#### Challenge
Retype the data exactly, from its first line to the line containing "minimum width=146.25pt, minimum", including both, and skip any picture.

#### Source material
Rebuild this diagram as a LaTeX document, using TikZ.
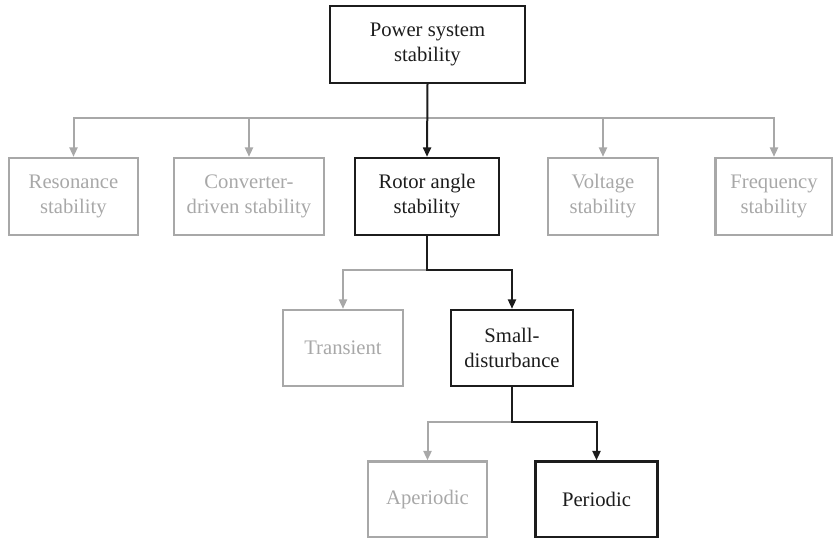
\documentclass[tikz,border=0pt]{standalone}
\usepackage{fontspec}
\setmainfont{Liberation Serif}
\usetikzlibrary{arrows.meta}
\definecolor{dimgray}{HTML}{A8A8A8}
\definecolor{darkline}{HTML}{1C1C1C}
\tikzset{
  onbox/.style={draw=darkline, line width=1.8pt, text=darkline, align=center,
    inner sep=0pt, font=\fontsize{15.5}{18.8}\selectfont},
  offbox/.style={onbox, draw=dimgray, text=dimgray},
  onarrow/.style={draw=darkline, line width=1.5pt, -{Triangle[length=7pt,width=6pt]}},
  offarrow/.style={draw=dimgray, line width=1.5pt, -{Triangle[length=7pt,width=6pt]}}
}
\begin{document}
\begin{tikzpicture}[x=0.75pt,y=-0.75pt]
    \useasboundingbox (0,0) rectangle (833,538);
    % Top level
    \node[onbox, minimum width=146.25pt, minimum height=57.75pt] (pss) at (427.5,44.5) {Power system\\stability};

    % Second level
    \node[offbox, minimum width=96.75pt, minimum height=57.75pt] (reso) at (73.5,196.5) {Resonance\\stability};
    \node[offbox, minimum width=112.5pt, minimum height=57.75pt] (conv) at (249,196.5) {Converter-\\driven stability};
    \node[onbox, minimum width=108pt, minimum height=57.75pt] (rotor) at (427,196.5) {Rotor angle\\stability};
    \node[offbox, minimum width=82.5pt, minimum height=57.75pt] (volt) at (603,196.5) {Voltage\\stability};
    \node[offbox, minimum width=87.75pt, minimum height=57.75pt] (freq) at (774,196.5) {Frequency\\stability};

    % Third level
    \node[offbox, minimum width=90pt, minimum height=57pt] (trans) at (343,348) {Transient};
    \node[onbox, minimum width=91.5pt, minimum height=57pt] (small) at (512,348) {Small-\\disturbance};

    % Fourth level
    \node[offbox, minimum width=89.25pt, minimum height=57pt] (aper) at (427.5,499.5) {Aperiodic};
    \node[onbox, minimum width=91.5pt, minimum height=57pt] (peri) at (596.5,499.5) {Periodic};

    % Bus lines
    \coordinate (bus1) at (427,118);
    \coordinate (bus2) at (428,270);
    \coordinate (bus3) at (512,422);

    % Connectors from the top box
    \draw[offarrow] (bus1) -| (reso.north);
    \draw[offarrow] (bus1) -| (conv.north);
    \draw[offarrow] (bus1) -| (volt.north);
    \draw[offarrow] (bus1) -| (freq.north);
    \draw[onarrow] (pss.south) -- (rotor.north);

    % Connectors from rotor angle stability
    \draw[offarrow] (rotor.south) |- (bus2) -| (trans.north);
    \draw[onarrow] (rotor.south) |- (bus2) -| (small.north);

    % Connectors from small-disturbance
    \draw[offarrow] (bus3) -| (aper.north);
    \draw[onarrow] (small.south) -- (bus3) -| (peri.north);
\end{tikzpicture}
\end{document}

#### Solution to this exercise
Rebuild this diagram as a LaTeX document, using TikZ.
\documentclass[tikz,border=0pt]{standalone}
\usepackage{fontspec}
\setmainfont{Liberation Serif}
\usetikzlibrary{arrows.meta}
\definecolor{dimgray}{HTML}{A8A8A8}
\definecolor{darkline}{HTML}{1C1C1C}
\tikzset{
  onbox/.style={draw=darkline, line width=1.8pt, text=darkline, align=center,
    inner sep=0pt, font=\fontsize{15.5}{18.8}\selectfont},
  offbox/.style={onbox, draw=dimgray, text=dimgray},
  onarrow/.style={draw=darkline, line width=1.5pt, -{Triangle[length=7pt,width=6pt]}},
  offarrow/.style={draw=dimgray, line width=1.5pt, -{Triangle[length=7pt,width=6pt]}}
}
\begin{document}
\begin{tikzpicture}[x=0.75pt,y=-0.75pt]
    \useasboundingbox (0,0) rectangle (833,538);
    % Top level
    \node[onbox, minimum width=146.25pt, minimum height=57.75pt] (pss) at (427.5,44.5) {Power system\\stability};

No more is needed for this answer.